No hace mucho un compañero me explicaba la tarea apasionante que Matteo Ricci ejecutó al evangelizar China. Fue capaz de llevar el evangelio a los corazones de aquellas gentes que estaban abiertos a Dios y lo buscaban incesantemente aun con otra cultura y estilo de vida (hoy para adentrarse en otra cultura no es necesario irse a un país lejano, basta caminar por nuestras ciudades para encontrarnos con gente de culturas o tribus urbanas radicalmente diferentes). Supongo que como en todo lugar habría quienes se convirtieron pronto, quienes necesitaron su tiempo y quienes en su vida no pudieron nunca adorar a otra deidad distinta a la de sus padres. Todos estaban alejados de la fe cristiana por la zona geográfica, pero algunos, cuando se salvó el problema de la distancia, continuaron estando alejados con su mente y su corazón. Mejor dicho, algunos cuanto más cerca estaba la predicación cristiana más alejados estaban de ella.

Imagino que este misionero no llegara con muchas cosas a su lugar de misión. Para ir a los que están lejos, cuantas más cosas tengamos, más nos costará por el peso que acarreamos.
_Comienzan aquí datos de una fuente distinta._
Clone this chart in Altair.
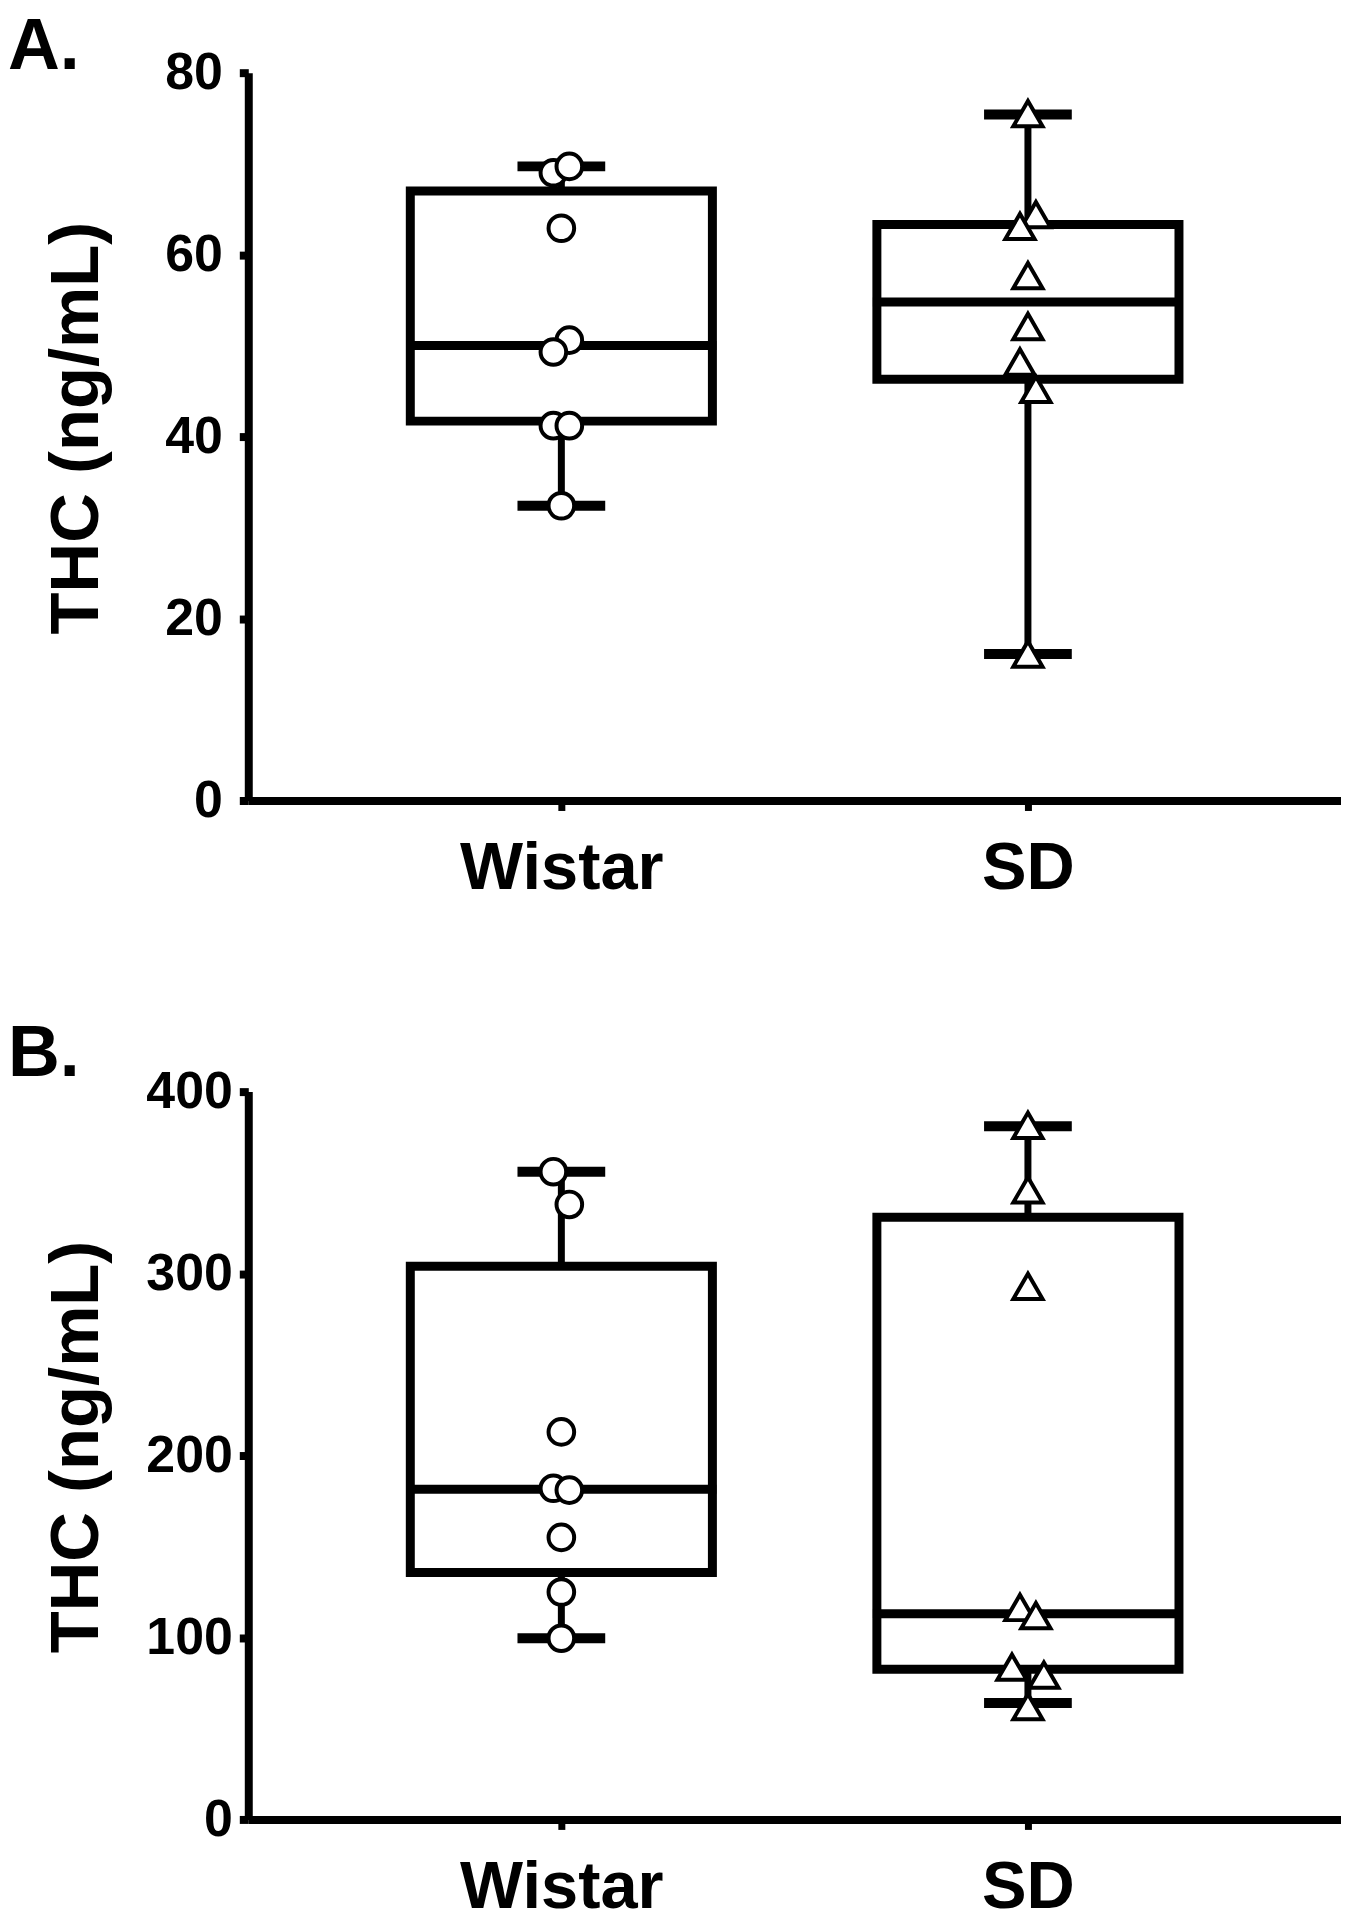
import altair as alt
import pandas as pd

FONT = "Liberation Sans"
strains = ["Wistar", "SD"]

# ---------------- Panel A ----------------
a_wistar_vals = [69.0, 69.7, 62.9, 50.6, 49.3, 41.2, 41.2, 32.4]
a_wistar_slot = [-1, 1, 0, 1, -1, -1, 1, 0]
a_sd_vals = [75.5, 64.4, 63.1, 57.7, 52.1, 48.2, 45.2, 16.1]
a_sd_slot = [0, 1, -1, 0, 0, -1, 1, 0]
a_q1 = [41.7, 46.3]
a_median = [50.0, 54.8]
a_q3 = [67.0, 63.3]
a_min = [32.4, 16.1]
a_max = [69.7, 75.4]
a_ticks = [0, 20, 40, 60, 80]

# ---------------- Panel B ----------------
b_wistar_vals = [356, 338, 213, 182, 181, 155, 125, 99.6]
b_wistar_slot = [-1, 1, 0, -1, 1, 0, 0, 0]
b_sd_vals = [381.5, 346, 293, 116.5, 112, 83.7, 79.3, 62]
b_sd_slot = [0, 0, 0, -1, 1, -2, 2, 0]
b_q1 = [135.7, 82.6]
b_median = [181.5, 113]
b_q3 = [304, 331]
b_min = [99.6, 64]
b_max = [356, 381]
b_ticks = [0, 100, 200, 300, 400]


def panel(letter, w_vals, w_slot, s_vals, s_slot, q1, med, q3, lo, hi,
          ymax, ticks, label_pad, slot_dom, slot_rng, title_dy):
    pts = pd.DataFrame({
        "strain": ["Wistar"] * len(w_vals) + ["SD"] * len(s_vals),
        "thc": w_vals + s_vals,
        "slot": w_slot + s_slot,
    })
    stats = pd.DataFrame({"strain": strains, "q1": q1, "med": med,
                          "q3": q3, "lo": lo, "hi": hi})

    x = alt.X("strain:N", sort=strains,
              scale=alt.Scale(type="point", padding=0.671),
              axis=alt.Axis(title=None, labelAngle=0, labelFont=FONT,
                            labelFontSize=67, labelFontWeight="bold",
                            labelColor="black", labelPadding=25, labelLimit=0,
                            tickSize=10, tickWidth=7, tickColor="black",
                            domainColor="black", domainWidth=8, grid=False))
    yscale = alt.Scale(domain=[0, ymax], nice=False, zero=True)
    yaxis = alt.Axis(values=ticks, title="THC (ng/mL)", grid=False,
                     labelFont=FONT, labelFontSize=52, labelFontWeight="bold",
                     labelColor="black", labelPadding=label_pad,
                     tickSize=9, tickWidth=8, tickColor="black",
                     domainColor="black", domainWidth=8,
                     titleFont=FONT, titleFontSize=69, titleFontWeight="bold",
                     titleColor="black", titleAngle=270, titleAlign="center",
                     titleBaseline="alphabetic", titleX=-151, titleY=356)

    def Y(f):
        return alt.Y(f, scale=yscale, axis=yaxis)

    base = alt.Chart(stats).encode(x=x)
    whisk_lo = base.mark_rule(strokeWidth=7, color="black").encode(y=Y("lo:Q"), y2="q1:Q")
    whisk_hi = base.mark_rule(strokeWidth=7, color="black").encode(y=Y("q3:Q"), y2="hi:Q")
    cap_lo = base.mark_tick(size=88, thickness=10, color="black", opacity=1).encode(y=Y("lo:Q"))
    cap_hi = base.mark_tick(size=88, thickness=10, color="black", opacity=1).encode(y=Y("hi:Q"))
    box = base.mark_bar(size=303, fill="white", stroke="black",
                        strokeWidth=9, opacity=1).encode(y=Y("q1:Q"), y2="q3:Q")
    median = base.mark_tick(size=311, thickness=9, color="black",
                            opacity=1).encode(y=Y("med:Q"))
    points = alt.Chart(pts).mark_point(
        filled=True, fill="white", stroke="black", strokeWidth=4,
        opacity=1, fillOpacity=1, strokeOpacity=1
    ).encode(
        x=x,
        y=Y("thc:Q"),
        xOffset=alt.XOffset("slot:Q", scale=alt.Scale(domain=slot_dom, range=slot_rng)),
        shape=alt.Shape("strain:N", scale=alt.Scale(domain=strains,
                        range=["circle", "triangle-up"]), legend=None),
        size=alt.condition(alt.datum.strain == "Wistar", alt.value(660), alt.value(860)),
    )
    return alt.layer(whisk_lo, whisk_hi, cap_lo, cap_hi, box, median, points).properties(
        width=1096, height=730,
        title=alt.TitleParams(text=letter, anchor="start", frame="group",
                              dx=-241, dy=title_dy, offset=0, font=FONT,
                              fontSize=72, fontWeight="bold", color="black"),
    )


pa = panel("A.", a_wistar_vals, a_wistar_slot, a_sd_vals, a_sd_slot,
           a_q1, a_median, a_q3, a_min, a_max, 80, a_ticks, 17,
           [-1, 1], [-16, 16], 37)
pb = panel("B.", b_wistar_vals, b_wistar_slot, b_sd_vals, b_sd_slot,
           b_q1, b_median, b_q3, b_min, b_max, 400, b_ticks, 7,
           [-2, 2], [-37, 37], 25)

chart = alt.vconcat(pa, pb, spacing=117).properties(
    padding={"left": 0, "top": 0, "right": 0, "bottom": 0}
).configure(font=FONT).configure_view(strokeWidth=0, stroke=None)

chart.save("out.html", embed_options={"renderer": "svg", "actions": False})
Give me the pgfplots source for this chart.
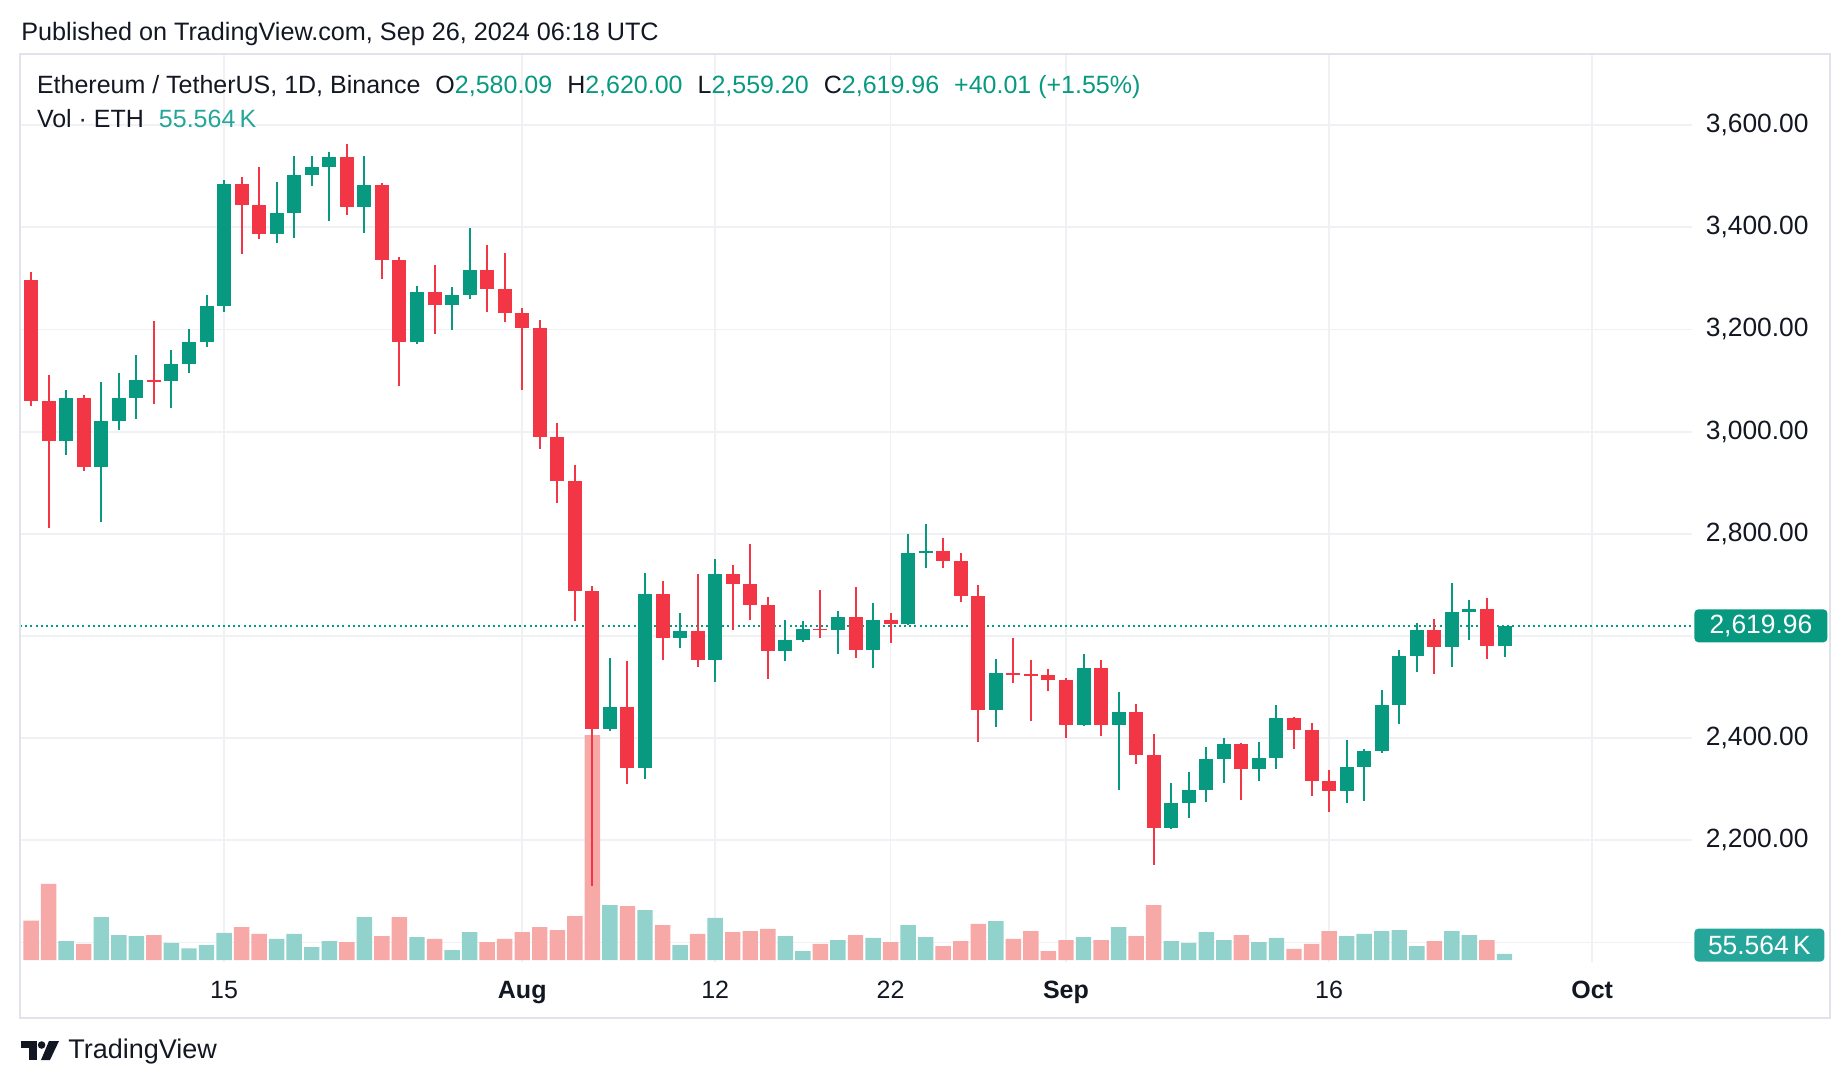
\documentclass[border=0pt]{standalone}
\usepackage{pgfplots}
\pgfplotsset{compat=1.18}
\usepackage{pgfplotstable}
\usepackage{fontspec}
\setmainfont{Liberation Sans}

\definecolor{upc}{HTML}{089981}
\definecolor{downc}{HTML}{F23645}
\definecolor{volup}{HTML}{92D2CC}
\definecolor{voldown}{HTML}{F7A9A8}
\definecolor{gridc}{HTML}{F0F1F5}
\definecolor{framec}{HTML}{E0E3EB}
\definecolor{txt}{HTML}{131722}
\definecolor{voltag}{HTML}{26A69A}

% d = days since Jul 4, 2024; O H L C in USDT; V in thousand ETH
\pgfplotstableread{
d O H L C V
2 2981 3082 2955 3066 170
4 2930 3098 2824 3020 385
5 3020 3115 3004 3066 225
6 3066 3150 3024 3101 215
8 3099 3159 3046 3133 155
9 3133 3201 3114 3176 105
10 3176 3268 3165 3245 135
11 3245 3492 3234 3484 245
14 3387 3489 3370 3427 190
15 3427 3540 3379 3503 235
16 3503 3540 3480 3517 115
17 3517 3547 3412 3537 170
19 3439 3540 3389 3482 385
22 3175 3285 3172 3274 205
24 3248 3283 3199 3268 90
25 3268 3398 3259 3317 250
33 2418 2556 2415 2461 495
35 2342 2724 2321 2683 450
37 2597 2645 2577 2610 135
39 2553 2751 2510 2722 380
43 2570 2631 2551 2592 215
44 2592 2629 2589 2614 80
46 2612 2649 2564 2637 180
48 2572 2665 2537 2631 200
50 2623 2800 2622 2763 315
51 2763 2820 2733 2767 205
55 2456 2555 2421 2527 350
60 2425 2565 2424 2537 205
62 2425 2490 2299 2451 295
65 2225 2312 2222 2273 170
66 2273 2334 2243 2298 155
67 2298 2382 2275 2359 250
68 2359 2400 2312 2388 180
70 2340 2392 2317 2362 160
71 2362 2465 2339 2439 200
75 2297 2396 2274 2343 215
76 2343 2378 2278 2375 235
77 2375 2494 2372 2465 260
78 2465 2573 2428 2561 270
79 2561 2625 2529 2612 125
81 2579 2704 2540 2647 260
82 2647 2671 2592 2652 225
84 2580.09 2620 2559.2 2619.96 55.564
}\upcandles

\pgfplotstableread{
d O H L C V
0 3296 3313 3051 3059 355
1 3059 3110 2811 2981 685
3 3066 3072 2923 2930 145
7 3101 3217 3055 3099 225
12 3484 3499 3348 3443 295
13 3443 3517 3377 3387 235
18 3537 3562 3423 3439 160
20 3482 3486 3299 3336 215
21 3336 3342 3089 3175 385
23 3274 3327 3192 3248 190
26 3317 3366 3234 3279 160
27 3279 3350 3214 3232 190
28 3232 3241 3082 3203 250
29 3203 3218 2966 2989 295
30 2989 3017 2860 2903 270
31 2903 2935 2630 2688 395
32 2688 2697 2111 2418 2025
34 2461 2551 2311 2342 485
36 2683 2708 2553 2597 315
38 2610 2721 2540 2553 235
40 2722 2739 2612 2701 250
41 2701 2780 2631 2660 260
42 2660 2676 2516 2570 280
45 2614 2690 2596 2612 145
47 2637 2696 2556 2572 225
49 2631 2645 2586 2623 160
52 2767 2792 2734 2746 125
53 2746 2763 2666 2679 170
54 2679 2700 2393 2456 325
56 2527 2596 2508 2525 190
57 2525 2553 2433 2523 260
58 2523 2535 2493 2513 80
59 2513 2518 2401 2425 180
61 2537 2553 2404 2425 180
63 2451 2466 2349 2368 215
64 2368 2408 2151 2225 495
69 2388 2390 2279 2340 225
72 2439 2441 2378 2417 100
73 2417 2429 2286 2316 145
74 2316 2337 2255 2297 260
80 2612 2633 2526 2579 170
83 2652 2675 2555 2580 180
}\downcandles

\pgfplotsset{
  pane/.style={at={(10pt,-27pt)}, anchor=north west,
    width=836pt, height=454pt, scale only axis,
    xmin=-0.633, xmax=94.69},
  price/.style={ymin=1962, ymax=3739},
  wick/.style={forget plot, draw=none, mark=none,
    error bars/.cd, y dir=both, y explicit, error mark=none,
    error bar style={draw=#1, line width=1pt}},
  body/.style={forget plot, draw=none, mark=none,
    error bars/.cd, y dir=both, y explicit, error mark=none,
    error bar style={draw=#1, line width=7pt}},
}

\begin{document}
\begin{tikzpicture}
\path[use as bounding box] (0,0) rectangle (924pt,-543pt);

% grid and axis labels
\begin{axis}[pane, price,
  axis line style={draw=none}, major tick length=0pt,
  grid=major, major grid style={draw=gridc, line width=0.9pt},
  xtick={11,28,39,49,59,74,89},
  xticklabels={15,\textbf{Aug},12,22,\textbf{Sep},16,\textbf{Oct}},
  ytick={2200,2400,2800,3000,3200,3400,3600}, yticklabel pos=right,
  extra y ticks={2000,2600}, extra y tick labels={},
  extra y tick style={grid=major, major tick length=0pt},
  yticklabel={\pgfmathprintnumber[fixed,fixed zerofill,precision=2,1000 sep={,}]{\tick}},
  /pgf/number format/assume math mode=true,
  tick label style={text=txt, inner sep=0pt},
  yticklabel style={font=\fontsize{13.2}{15}\selectfont, anchor=east, xshift=58.5pt},
  xticklabel style={font=\fontsize{12.5}{14}\selectfont, anchor=base, yshift=-18pt},
]
\addplot[forget plot, draw=none, mark=none] coordinates {(0,3000)};
\end{axis}

% volume
\begin{axis}[pane, ymin=-18, ymax=8154, hide axis]
\addplot[ybar, bar width=0.88, bar shift=0pt, fill=volup, draw=none] table[x=d, y=V] {\upcandles};
\addplot[ybar, bar width=0.88, bar shift=0pt, fill=voldown, draw=none] table[x=d, y=V] {\downcandles};
\end{axis}

% candles
\begin{axis}[pane, price,
  axis line style={draw=none}, major tick length=0pt,
  xtick=\empty, ytick=\empty, yticklabel pos=right,
  extra y ticks={2619.96}, extra y tick labels={2{,}619.96},
  extra y tick style={grid=none, major tick length=0pt,
    yticklabel style={font=\fontsize{13.2}{15}\selectfont, text=white, fill=upc,
      rounded corners=2pt, inner sep=0pt, minimum width=66.5pt,
      minimum height=16.5pt, anchor=west, xshift=1pt}},
]
\addplot[forget plot, upc, line width=1pt, dash pattern=on 1pt off 1.6pt]
  coordinates {(-0.633,2619.96) (94.69,2619.96)};
\addplot[wick=upc] table[x=d, y expr={(\thisrow{H}+\thisrow{L})/2},
  y error expr={(\thisrow{H}-\thisrow{L})/2}] {\upcandles};
\addplot[wick=downc] table[x=d, y expr={(\thisrow{H}+\thisrow{L})/2},
  y error expr={(\thisrow{H}-\thisrow{L})/2}] {\downcandles};
\addplot[body=upc] table[x=d, y expr={(\thisrow{O}+\thisrow{C})/2},
  y error expr={max(abs(\thisrow{C}-\thisrow{O})/2,1.5)}] {\upcandles};
\addplot[body=downc] table[x=d, y expr={(\thisrow{O}+\thisrow{C})/2},
  y error expr={max(abs(\thisrow{C}-\thisrow{O})/2,1.5)}] {\downcandles};
\end{axis}

% frame and volume tag
\draw[framec, line width=1pt] (10pt,-27pt) rectangle (915pt,-509pt);
\node[fill=voltag, text=white, rounded corners=2pt, inner sep=0pt,
  minimum width=65pt, minimum height=16.5pt, anchor=south west,
  font=\fontsize{13.2}{15}\selectfont] at (847pt,-481pt) {55.564\,K};

% header
\node[anchor=base west, text=txt, font=\fontsize{12.6}{14}\selectfont, inner sep=0pt]
  at (10.5pt,-20.3pt) {Published on TradingView.com, Sep 26, 2024 06:18 UTC};
\node[anchor=base west, text=txt, font=\fontsize{12.5}{14}\selectfont, inner sep=0pt]
  at (18.3pt,-47pt) {Ethereum / TetherUS, 1D, Binance\hspace{7.5pt}O\textcolor{upc}{2,580.09}\hspace{7.5pt}H\textcolor{upc}{2,620.00}\hspace{7.5pt}L\textcolor{upc}{2,559.20}\hspace{7.5pt}C\textcolor{upc}{2,619.96}\hspace{7.5pt}\textcolor{upc}{+40.01 (+1.55\%)}};
\node[anchor=base west, text=txt, font=\fontsize{12.5}{14}\selectfont, inner sep=0pt]
  at (18.3pt,-64pt) {Vol · ETH\hspace{7.5pt}\textcolor{voltag}{55.564\,K}};

% logo
\fill[txt] (10.5pt,-520.5pt) rectangle (18.5pt,-524pt);
\fill[txt] (14.5pt,-520.5pt) rectangle (18.5pt,-530pt);
\fill[txt] (20.8pt,-522.5pt) circle (1.9pt);
\fill[txt] (24.5pt,-520.5pt) -- (29.5pt,-520.5pt) -- (25pt,-530pt) -- (20.5pt,-530pt) -- cycle;
\node[anchor=base west, text=txt, font=\fontsize{13.5}{15}\selectfont, inner sep=0pt]
  at (34pt,-529pt) {TradingView};
\end{tikzpicture}
\end{document}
Jesús manda sabiamente a sus discípulos que cojan un bastón como apoyo y lleven sandalias para caminar: es necesario no morir por el camino. Pero cuando uno llega al destino, ¿para qué tener túnica de repuesto? La mejor túnica es la coherencia y la autenticidad. Matteo Ricci, ataviado con las túnicas propias de la cultura que iba a evangelizar, intentó adaptar los ritos a las formas chinas. Mostró de forma visible que era posible ser cristiano y mantener los usos y costumbres de la zona (al menos en su mayoría). Como ya he dicho, no todos fueron capaces de reconocer a Jesús como el Señor, pero al menos se llevó su palabra a quienes estaban abiertos al Espíritu. El evangelio nos narra cómo Jesús dice a sus discípulos que cuando no se les reciba sigan su camino.

Tenemos un mal concepto de la pastoral de los alejados. Los alejados son los que socialmente, eclesialmente e incluso geográficamente están lejos de Dios y que merece la pena acercarles el evangelio porque están abiertos (aun sin saberlo) a la acción de Dios en sus vidas, aunque en su día a día su fe sea como un pábilo vacilante. Pero a quienes no quieren aceptar el mensaje, solo nos queda esperar a que el Espíritu y la vida les ablanden el corazón.